Friday, July 01, 2011

How to Create the Optimal Portfolio

Source: Tax Credits via Flickr
Successful investing is one of the fastest and most efficient ways of increasing your wealth. Unfortunately, since investing requires risk, it is impossible to predict or guarantee the future performance of any account. Thankfully, however, you can reduce or minimize the likelihood of devastating account losses while also maximizing the potential for positive increases. Building a properly structured investment portfolio is akin to creating an artistic masterpiece.

Instructions


1

Establish your investment goals. Before risking any of your hard-earned money, you must establish specific future goals related the particular account in question. Your intentions and plans for the money you will invest directly affect how you create the optimal portfolio.

2

Determine your time horizon. Time horizon denotes the end of your investment plan and indicates the point at which you will begin withdrawing the money in your account. Longer time horizons allow you to take greater risks; if a particular investment choice fails to perform positively, enough time exists to recover those losses before you actually need the money.

3

Determine your risk tolerance. Not all investments are suitable for all investors. Your risk tolerance is determined by analyzing your responses to specific questions regarding investment-related scenarios. If answered properly and honestly, a risk tolerance questionnaire (see Resources) will indicate your threshold for market volatility, and your comfort level for certain types of portfolio choices. Because investing often elicits powerful psychological and emotional responses, it's important to create a portfolio containing only those vehicles with worst-case potential downsides that fall within the confines of your investment personality.

4

Choose your investments. Based on your goals, time horizon and risk tolerance, choose investment types that offer the greatest possibility for positive earnings along with the smallest possibility for a decrease in value. For example, a young, aggressive investor might be completely comfortable owning a portfolio comprising international small-cap stocks. Conversely, an elderly investor with a conservative risk tolerance might only be comfortable with a portfolio comprising fixed-income instruments.

5

Monitor your performance. Once you have made your investment selections, conduct regular reviews and evaluate the performance of your portfolio. Consider replacing underperforming investments with similar choices, and strengthening your position by increasing holdings of the top performers.

6

Rebalance your account.

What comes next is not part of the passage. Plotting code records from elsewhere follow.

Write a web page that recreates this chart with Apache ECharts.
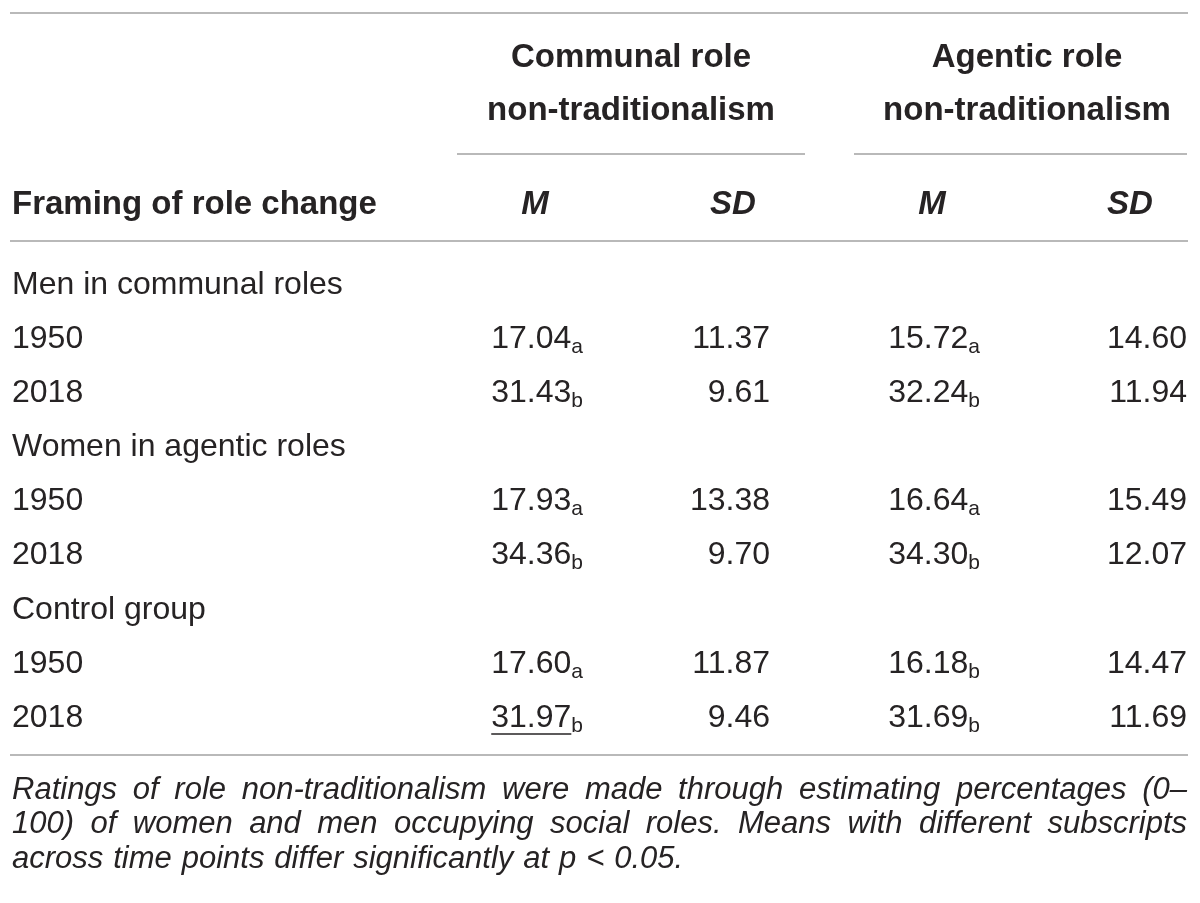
<!DOCTYPE html>
<html lang="en">
<head>
<meta charset="UTF-8">
<title>Role non-traditionalism by framing</title>
<script src="https://cdn.jsdelivr.net/npm/echarts@6/dist/echarts.min.js"></script>
<style>
  html, body { margin: 0; background: #fff; }
  #main { width: 1200px; height: 903px; }
</style>
</head>
<body>
<div id="main"></div>
<script>
// ---- table content ----
var groups = ['Men in communal roles', 'Women in agentic roles', 'Control group'];
var years = ['1950', '2018'];
var communalM = [17.04, 31.43, 17.93, 34.36, 17.60, 31.97];
var communalMSub = ['a', 'b', 'a', 'b', 'a', 'b'];
var communalSD = [11.37, 9.61, 13.38, 9.70, 11.87, 9.46];
var agenticM = [15.72, 32.24, 16.64, 34.30, 16.18, 31.69];
var agenticMSub = ['a', 'b', 'a', 'b', 'b', 'b'];
var agenticSD = [14.60, 11.94, 15.49, 12.07, 14.47, 11.69];
var underlinedCommunalM = [5];   // 2018 control group mean is underlined

var spanHeaders = [['Communal role', 'non-traditionalism'], ['Agentic role', 'non-traditionalism']];
var stubHeader = 'Framing of role change';
var statHeaders = ['M', 'SD', 'M', 'SD'];
var footnote = [
  'Ratings of role non-traditionalism were made through estimating percentages (0\u2013',
  '100) of women and men occupying social roles. Means with different subscripts',
  'across time points differ significantly at p < 0.05.'
];

// ---- layout ----
var FONT = '"Liberation Sans", Arial, sans-serif';
var INK = '#262324';
var RULE = '#b9b9b9';
var colRight = [583, 770, 980, 1187];      // right edge of each value column
var statCenter = [535, 733, 932, 1130];    // centre of M / SD headers
var spanCenter = [631, 1027];
var spanRule = [[457, 805], [854, 1187]];

// rows: group label followed by its years
var rowLabels = [];
var dataRows = [];
groups.forEach(function (g) {
  rowLabels.push(g);
  years.forEach(function (y) {
    dataRows.push(rowLabels.length);
    rowLabels.push(y);
  });
});

var measureCtx = document.createElement('canvas').getContext('2d');
function textWidth(str, font) {
  measureCtx.font = font;
  return measureCtx.measureText(str).width;
}

var numFont = '32px ' + FONT;
var subFont = '21px ' + FONT;
var richStyles = {
  n: { fontSize: 32, fontFamily: FONT, color: INK },
  s: { fontSize: 21, fontFamily: FONT, color: INK, padding: [16, 0, 0, 0] }
};

function cellText(x, y, str) {
  return {
    type: 'text', x: x, y: y,
    style: { text: str, font: numFont, fill: INK, align: 'right', verticalAlign: 'middle' }
  };
}
function meanText(x, y, val, sub) {
  return {
    type: 'text', x: x, y: y,
    style: {
      text: '{n|' + val + '}{s|' + sub + '}', rich: richStyles,
      fill: INK, align: 'right', verticalAlign: 'middle'
    }
  };
}

function renderRow(params, api) {
  var i = params.dataIndex;
  var y = api.coord([0, api.value(1)])[1];
  var xs = colRight.map(function (c) { return api.coord([c, 0])[0]; });
  var children = [
    meanText(xs[0], y, communalM[i].toFixed(2), communalMSub[i]),
    cellText(xs[1], y, communalSD[i].toFixed(2)),
    meanText(xs[2], y, agenticM[i].toFixed(2), agenticMSub[i]),
    cellText(xs[3], y, agenticSD[i].toFixed(2))
  ];
  if (underlinedCommunalM.indexOf(i) >= 0) {
    var sw = textWidth(communalMSub[i], subFont);
    var nw = textWidth(communalM[i].toFixed(2), numFont);
    var x2 = xs[0] - sw;
    children.push({
      type: 'line',
      shape: { x1: x2 - nw, y1: y + 16, x2: x2, y2: y + 16 },
      style: { stroke: INK, lineWidth: 1.5 }
    });
  }
  return { type: 'group', children: children };
}

// ---- header, rules and note ----
var graphics = [];
function rule(x1, x2, y) {
  graphics.push({ type: 'line', shape: { x1: x1, y1: y, x2: x2, y2: y }, style: { stroke: RULE, lineWidth: 2 } });
}
rule(10, 1188, 13);
rule(10, 1188, 241);
rule(10, 1188, 755);
spanRule.forEach(function (r) { rule(r[0], r[1], 154); });

var boldFont = 'bold 33px ' + FONT;
spanHeaders.forEach(function (lines, k) {
  [58, 111].forEach(function (y, j) {
    graphics.push({
      type: 'text', x: spanCenter[k], y: y,
      style: { text: lines[j], font: boldFont, fill: INK, align: 'center', verticalAlign: 'middle' }
    });
  });
});
graphics.push({
  type: 'text', x: 12, y: 205,
  style: { text: stubHeader, font: boldFont, fill: INK, align: 'left', verticalAlign: 'middle' }
});
statHeaders.forEach(function (h, k) {
  graphics.push({
    type: 'text', x: statCenter[k], y: 205,
    style: { text: h, font: 'italic bold 33px ' + FONT, fill: INK, align: 'center', verticalAlign: 'middle' }
  });
});

// note: first two lines justified across the table width
var noteFont = 'italic 31px ' + FONT;
var noteY = [790, 824, 859];
footnote.forEach(function (line, j) {
  var left = 12, right = 1187;
  var words = line.split(' ');
  var widths = words.map(function (w) { return textWidth(w, noteFont); });
  var total = widths.reduce(function (a, b) { return a + b; }, 0);
  var gap = textWidth(' ', noteFont) * 1.15;
  if (j < footnote.length - 1) {
    gap = (right - left - total) / (words.length - 1);
  }
  var x = left;
  words.forEach(function (w, k) {
    graphics.push({
      type: 'text', x: x, y: noteY[j],
      style: { text: w, font: noteFont, fill: INK, align: 'left', verticalAlign: 'middle' }
    });
    x += widths[k] + gap;
  });
});

var chart = echarts.init(document.getElementById('main'));
chart.setOption({
  backgroundColor: '#fff',
  animation: false,
  grid: { left: 0, right: 0, top: 258, bottom: 158 },
  xAxis: { type: 'value', min: 0, max: 1200, show: false },
  yAxis: {
    type: 'category', data: rowLabels, inverse: true,
    axisLine: { show: false }, axisTick: { show: false }, splitLine: { show: false },
    axisLabel: {
      inside: true, margin: 12, align: 'left', interval: 0,
      fontSize: 32, fontFamily: FONT, color: INK
    }
  },
  series: [{
    type: 'custom',
    coordinateSystem: 'cartesian2d',
    data: dataRows.map(function (r) { return [0, r]; }),
    renderItem: renderRow
  }],
  graphic: graphics
});
</script>
</body>
</html>
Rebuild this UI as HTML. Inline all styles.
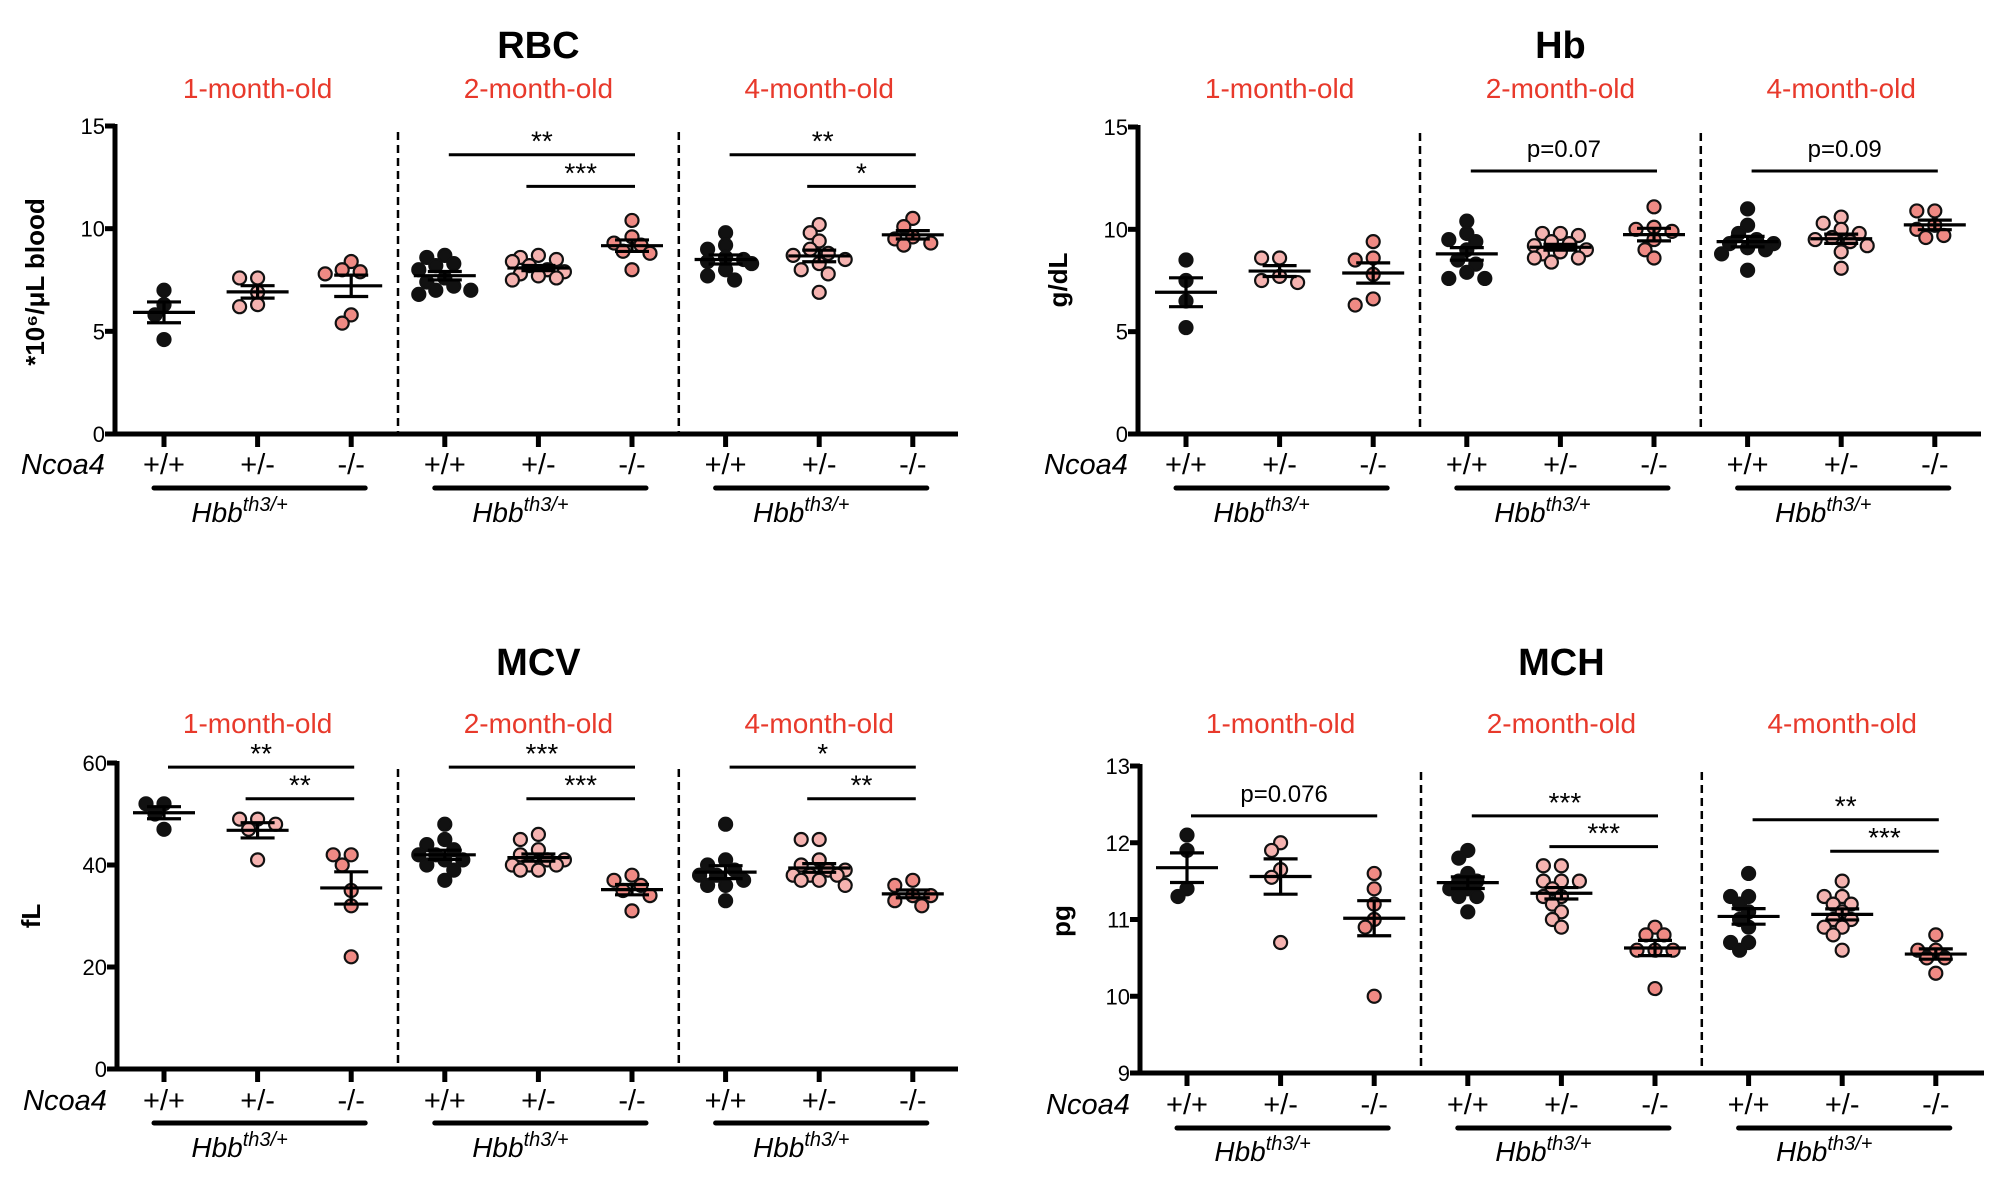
<!DOCTYPE html>
<html><head><meta charset="utf-8"><title>Blood parameters</title>
<style>
html,body{margin:0;padding:0;background:#fff;}
svg{display:block;font-family:"Liberation Sans",Arial,sans-serif;}
</style></head>
<body>
<svg id="fig" width="2000" height="1177" viewBox="0 0 2000 1177" xmlns="http://www.w3.org/2000/svg"></svg>
<script>
// ---- data ----
const ageLabels = ["1-month-old","2-month-old","4-month-old"];
const genotypeLabels = ["+/+","+/-","-/-"];
const panelTitles = ["RBC","Hb","MCV","MCH"];
const yAxisTitles = ["*10\u2076/\u03bcL blood","g/dL","fL","pg"];
const rbcTicks = [0,5,10,15];
const hbTicks = [0,5,10,15];
const mcvTicks = [0,20,40,60];
const mchTicks = [9,10,11,12,13];

const rbcValues = [
  [7.0,6.3,5.8,4.6],
  [7.6,7.6,6.9,6.3,6.2],
  [8.4,8.0,7.9,7.8,5.8,5.4],
  [8.7,8.6,8.3,8.2,8.0,7.6,7.4,7.2,7.0,7.0,6.8],
  [8.7,8.6,8.5,8.4,8.2,8.0,7.9,7.8,7.7,7.6,7.5],
  [10.4,9.6,9.3,9.2,8.9,8.8,8.0],
  [9.8,9.2,9.0,8.6,8.5,8.4,8.3,8.0,7.7,7.5],
  [10.2,9.8,9.4,9.0,8.8,8.7,8.5,8.3,8.0,7.8,6.9],
  [10.5,10.1,9.6,9.5,9.3,9.2]
];
const hbValues = [
  [8.5,7.5,6.5,5.2],
  [8.6,8.6,7.7,7.5,7.4],
  [9.4,8.6,8.5,7.8,6.6,6.3],
  [10.4,9.8,9.5,9.4,9.0,8.5,8.3,7.9,7.6,7.6],
  [9.8,9.8,9.7,9.4,9.3,9.2,9.0,8.9,8.8,8.6,8.6,8.4],
  [11.1,10.1,10.0,9.9,9.5,9.0,8.6],
  [11.0,10.2,9.8,9.5,9.3,9.3,9.1,9.0,8.8,8.0],
  [10.6,10.3,10.0,9.8,9.6,9.5,9.4,9.2,8.9,8.1],
  [10.9,10.9,10.2,10.0,9.7,9.6]
];
const mcvValues = [
  [52,52,50,47],
  [49,49,48,47,41],
  [42,42,40,35,32,22],
  [48,45,44,43,42,42,41,41,40,39,37],
  [46,45,43,42,41,41,40,40,40,39,39],
  [38,37,36,35,34,31],
  [48,41,40,39,38,38,37,36,36,33],
  [45,45,41,40,39,39,38,38,38,37,37,36],
  [37,36,34,34,33,32]
];
const mchValues = [
  [12.1,11.9,11.4,11.3],
  [12.0,11.9,11.65,11.55,10.7],
  [11.6,11.4,11.2,11.0,10.9,10.0],
  [11.9,11.8,11.6,11.5,11.5,11.4,11.4,11.3,11.3,11.1],
  [11.7,11.7,11.5,11.5,11.5,11.4,11.3,11.3,11.2,11.1,11.0,10.9],
  [10.9,10.8,10.8,10.6,10.6,10.6,10.1],
  [11.6,11.3,11.3,11.2,11.1,11.0,10.9,10.7,10.7,10.6],
  [11.5,11.3,11.3,11.2,11.2,11.1,11.0,11.0,10.9,10.9,10.8,10.6],
  [10.8,10.6,10.6,10.5,10.5,10.3]
];
// significance annotations: [fromGroup, toGroup, yValue, label, short]
const rbcSig = [[3,5,13.6,"**",0],[4,5,12.06,"***",1],[6,8,13.6,"**",0],[7,8,12.06,"*",1]];
const hbSig = [[3,5,12.85,"p=0.07",0],[6,8,12.85,"p=0.09",0]];
const mcvSig = [[0,2,59.2,"**",0],[1,2,53.0,"**",1],[3,5,59.2,"***",0],[4,5,53.0,"***",1],[6,8,59.2,"*",0],[7,8,53.0,"**",1]];
const mchSig = [[0,2,12.35,"p=0.076",0],[3,5,12.35,"***",0],[4,5,11.95,"***",1],[6,8,12.3,"**",0],[7,8,11.89,"***",1]];

// ---- layout ----
const panels = [
  {key:"rbc", vals:rbcValues, ticks:rbcTicks, sig:rbcSig, ax:115, xEnd:958, yTop:126, yBot:434, t0:164, titleY:58, redY:98, ncY:474, barY:488, hbbY:522, ytx:35, yty:282},
  {key:"hb", vals:hbValues, ticks:hbTicks, sig:hbSig, ax:1138, xEnd:1981, yTop:127, yBot:434, t0:1186, titleY:58, redY:98, ncY:474, barY:488, hbbY:522, ytx:1058, yty:280},
  {key:"mcv", vals:mcvValues, ticks:mcvTicks, sig:mcvSig, ax:117, xEnd:958, yTop:763, yBot:1069, t0:164, titleY:675, redY:733, ncY:1110, barY:1123, hbbY:1157, ytx:31, yty:916},
  {key:"mch", vals:mchValues, ticks:mchTicks, sig:mchSig, ax:1140, xEnd:1984, yTop:766, yBot:1073, t0:1187, titleY:675, redY:733, ncY:1114, barY:1128, hbbY:1161, ytx:1061, yty:921}
];
const STEP = 93.6, R = 7.5;
const svg = document.getElementById('fig');
const NS = "http://www.w3.org/2000/svg";
function mk(tag, attrs, parent){
  const e = document.createElementNS(NS, tag);
  for (const k in attrs) e.setAttribute(k, attrs[k]);
  (parent||svg).appendChild(e);
  return e;
}
function txt(parent, x, y, s, size, opts){
  const t = mk('text', {x:x, y:y, 'font-size':size, 'text-anchor':(opts&&opts.anchor)||'middle', fill:(opts&&opts.fill)||'#000'}, parent);
  if (opts && opts.weight) t.setAttribute('font-weight', opts.weight);
  if (opts && opts.italic) t.setAttribute('font-style', 'italic');
  t.textContent = s;
  return t;
}

panels.forEach((p, pi) => {
  const g = mk('g', {});
  
  
  const ymin = p.ticks[0], ymax = p.ticks[p.ticks.length-1];
  const yS = v => p.yBot - (v - ymin) / (ymax - ymin) * (p.yBot - p.yTop);
  const xS = i => p.t0 + i * STEP;

  const ti = txt(g, xS(4), p.titleY, panelTitles[pi], 38, {weight:'bold'});
  
  
  ageLabels.forEach((a, ai) => {
    const t = txt(g, xS(ai*3+1), p.redY, a, 28, {fill:'#e8392b'});
    
    
  });
  const yt = mk('text', {x:0, y:0, 'font-size':26, 'font-weight':'bold', 'text-anchor':'middle', transform:`translate(${p.ytx+9},${p.yty}) rotate(-90)`}, g);
  yt.textContent = yAxisTitles[pi];
  
  
  const axes = mk('g', {stroke:'#000', 'stroke-width':5, fill:'none'}, g);
  
  
  mk('line', {x1:p.ax, y1:p.yTop-2, x2:p.ax, y2:p.yBot+2}, axes);
  mk('line', {x1:p.ax-10, y1:p.yBot, x2:p.xEnd, y2:p.yBot}, axes);
  p.ticks.forEach(v => {
    mk('line', {x1:p.ax-10, y1:yS(v), x2:p.ax, y2:yS(v)}, axes);
    const t = txt(g, p.ax-10, yS(v)+8, String(v), 22, {anchor:'end'});
    
    
  });
  for (let i = 0; i < 9; i++) mk('line', {x1:xS(i), y1:p.yBot, x2:xS(i), y2:p.yBot+13}, axes);
  [1,2].forEach(k => {
    const dx = (xS(k*3-1) + xS(k*3)) / 2;
    const d = mk('line', {x1:dx, y1:p.yTop+6, x2:dx, y2:p.yBot, stroke:'#000', 'stroke-width':2.5, 'stroke-dasharray':'8,5'}, g);
    
    
  });
  const nc = txt(g, p.ax-94, p.ncY, 'Ncoa4', 29, {anchor:'start', italic:true});
  
  
  for (let i = 0; i < 9; i++) {
    const t = txt(g, xS(i), p.ncY, genotypeLabels[i%3], 29);
    
    
  }
  for (let k = 0; k < 3; k++) {
    const b = mk('line', {x1:xS(k*3)-10, y1:p.barY, x2:xS(k*3+2)+14, y2:p.barY, stroke:'#000', 'stroke-width':5, 'stroke-linecap':'round'}, g);
    
    
    const h = mk('text', {x:xS(k*3+1)-18, y:p.hbbY, 'font-size':28, 'font-style':'italic', 'text-anchor':'middle'}, g);
    
    
    h.appendChild(document.createTextNode('Hbb'));
    const sup = mk('tspan', {dy:-11, 'font-size':20}, h);
    sup.textContent = 'th3/+';
  }
  p.vals.forEach((arr, gi) => {
    const cx = xS(gi);
    const gg = mk('g', {}, g);
    
    
    const fill = gi%3===0 ? '#111' : (gi%3===1 ? '#f5b3b0' : '#ef8a84');
    // compact beeswarm (overlap allowed, width capped)
    const placed = [];
    const sorted = arr.slice().sort((a,b)=>b-a);
    const cands = [0, -9, 9, -18, 18, -26, 26];
    sorted.forEach(v => {
      const py = yS(v);
      let best = 0, bestScore = Infinity;
      for (const c of cands) {
        let score = 0;
        placed.forEach(q => { const d = Math.hypot(q[0]-c, q[1]-py); if (d < 2*R*0.8) score += (2*R*0.8 - d); });
        score += Math.abs(c) * 0.01;
        if (score < bestScore - 1e-9) { bestScore = score; best = c; }
        if (score < 0.5) break;
      }
      placed.push([best, py]);
    });
    const n = arr.length;
    const mean = arr.reduce((a,b)=>a+b,0)/n;
    const sd = Math.sqrt(arr.reduce((a,b)=>a+(b-mean)*(b-mean),0)/(n-1));
    const sem = sd/Math.sqrt(n);
    placed.forEach(q => {
      const c = mk('circle', {cx:cx+q[0], cy:q[1], r:R-1, fill:fill, stroke:'#111', 'stroke-width':2.2}, gg);
      
      
    });
    const st = mk('g', {stroke:'#000', 'stroke-width':3.2}, gg);
    
    
    mk('line', {x1:cx-31, y1:yS(mean), x2:cx+31, y2:yS(mean)}, st);
    mk('line', {x1:cx, y1:yS(mean+sem), x2:cx, y2:yS(mean-sem)}, st);
    mk('line', {x1:cx-17, y1:yS(mean+sem), x2:cx+17, y2:yS(mean+sem)}, st);
    mk('line', {x1:cx-17, y1:yS(mean-sem), x2:cx+17, y2:yS(mean-sem)}, st);
  });
  p.sig.forEach(s => {
    const x1 = xS(s[0]) + (s[4] ? -12 : 4), x2 = xS(s[1]) + 3, y = yS(s[2]);
    const sg = mk('g', {}, g);
    
    
    mk('line', {x1:x1, y1:y, x2:x2, y2:y, stroke:'#000', 'stroke-width':3}, sg);
    const isP = s[3].charAt(0) === 'p';
    txt(sg, (x1+x2)/2, isP ? y-14 : y-4, s[3], isP ? 24 : 28);
  });
});
</script>
</body></html>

Over time, the positive and negative performance of each investment choice results in that particular vehicle comprising a different percentage of your total account than what was originally arranged. To maintain an optimal portfolio tailored to your time horizon and risk tolerance, redistribute the money among your investments to recreate the original asset allocation.

Tips & Warnings


Enlist the assistance of an investment professional. The benefits of having the advice, experience and resources of a registered investment adviser or certified financial planner can far outweigh the cost of those services.

Do not monitor the performance of your account on a daily basis. The value of any investment fluctuates, sometimes significantly, over short periods of time. These fluctuations do not necessarily indicate how that vehicle will perform in the long run.